Gerçekten de öyle.

Kimini mutlu eden bir olgu ya da olay, kimi için tepki ve isyan nedeni olabiliyor.

Örneğin 31 Ekim 2013’te AKP’li 4 kadın milletvekilinin Meclis’e türbanla girmesi, CHP Genel Başkanı Kılıçdaroğlu’nu mutlu edebiliyor. (Gazetecilere yaptığı açıklama)

Oysa Bundan 14 yıl önce, sonradan Amerikan vatandaşı olduğu anlaşılan Merve Kavakçı’nın Meclis’e türbanla girmesine Bülent Ecevit isyan etmişti.

Milletvekili Merve Kavakçı’yı Meclis’te türbanlı olarak görmek Ecevit’i “mutlu” etmemişti!

Dedik ye mutluluk göreceli bir kavram!

İLERİYİ GÖREBİLME

Merve Kavakçı olayı masum bir gösteri miydi?

Yoksa cumhuriyet ve laiklik karşıtlığının bir denemesi mi?

1999’dan 2013’e günümüze gelindiğinde, 4 kadın milletvekilinin TBMM’yi kuranların kemiklerini sızlatırcasına Meclis’e sokulması, Merve Kavakçı olayının hiç de masum bir deneme olmadığını göstermektedir.

Haçlı gericilik kendince artık, Laik Cumhuriyet’e son darbelerini indirmektedir.

Rahmetli Ecevit’in o tarihi isyanı, bir bakıma sinsi gericiliğin karanlık amaçlarını sezmiş olmanın; ön görebilme yetisinin göstergesidir diye düşünüyorum.

“SESSİZ KALMA”

Kemal Kılıçdaroğlu önderliğindeki CHP’nin, AKP’nin ‘türban saldırısı’ karşısındaki taktiğini anlamakta şahsen zorlanıyorum.

CHP hangi nesnel verilerden yola çıkarak, “sessiz kalma” ya da “AKP’ye mazlumu oynatmama” taktiğine sarılıyor?

Sessiz kalmakla AKP’nin elinden silahı alınmıyor, tam tersi cumhuriyetçi güçlerin atağa kalktığı koşullarda, AKP’ye moral güç kazandırılıyor.

Dahası AKP mazlumları oynamıyor, o eskidendi.

AKP doludizgin ve fütursuzca, cumhuriyetimizin olmazsa olmazı laiklik üzerine gidiyor.

Kaçınılmaz olarak, başı açık kadın milletvekillerini (mazlumları) baskı altına almanın koşullarını oluşturuyor.

“BU HANIMA HADDİNİ BİLDİRİN”

5 Kasım Bülent Ecevit’in 7. ölüm yıldönümüydü.

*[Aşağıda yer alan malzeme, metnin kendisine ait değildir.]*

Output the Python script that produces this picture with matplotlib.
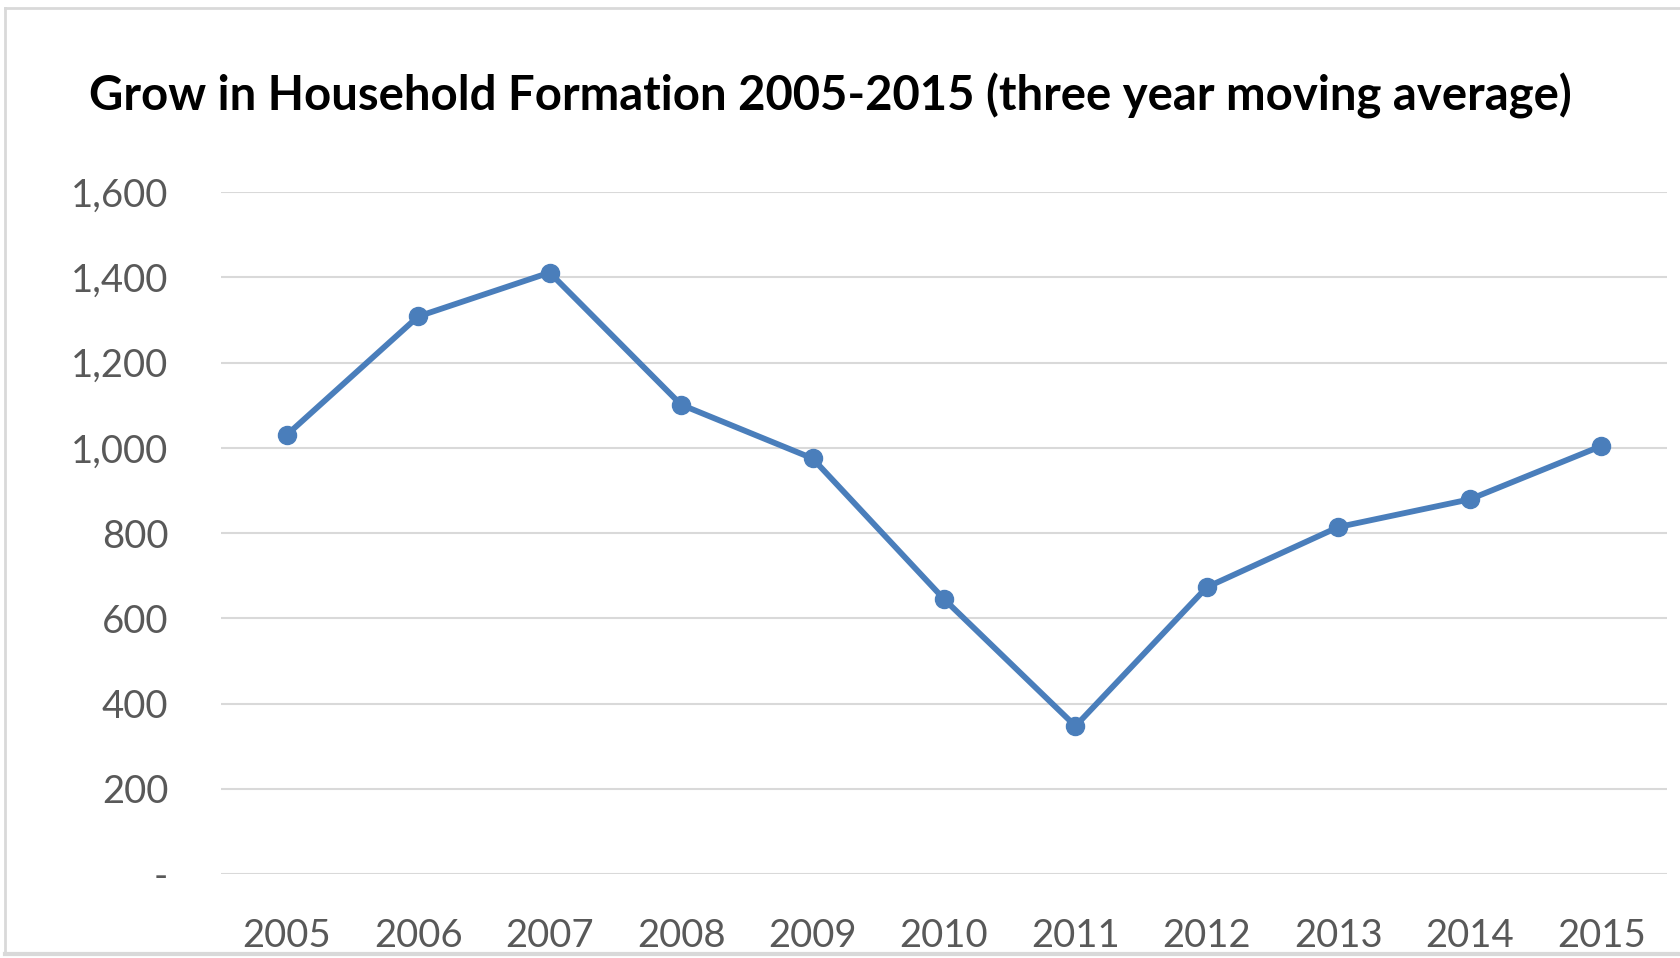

Onu rahmetle anarken, son derece de önemli bulduğum sözlerini bir kez daha anımsatmak isterim. Şöyle demişti 14 yıl önce Merve’li Meclis’te:

“Burası hiç kimsenin özel yaşam mekânı değildir. Burası devletin en yüce kurumudur. Burada görev yapanlar devletin kurallarına uymak zorundadırlar. Burası devlete meydan okunacak yer değildir. Lütfen bu hanıma haddini bildirin.”

Bugün Atatürk’ün Meclisi’ndeki 4 türbanlı hanıma haddini bildirecek kimse var mıdır bilmiyorum.

Ama Ecevit’i isyan ettiren kurallara, anayasaya, Meclis İç Tüzüğüne, İnsan Hakları Evrensel Bildirisi’ne uymama suçu ve aymazlığı bugün de söz konusudur.

Dolaysıyla CHP yönetimi, yalnızca 4 türbanlı milletvekiline ‘sessiz’ kalmış olmuyor.

Anayasa, İç tüzük, İnsan Hakları Evrensel Bildirisi karar ve hükümlerinin çiğnenmesine de sesiz kalmış oluyor.

CHP’lilerin dikkatine sunmuş olalım.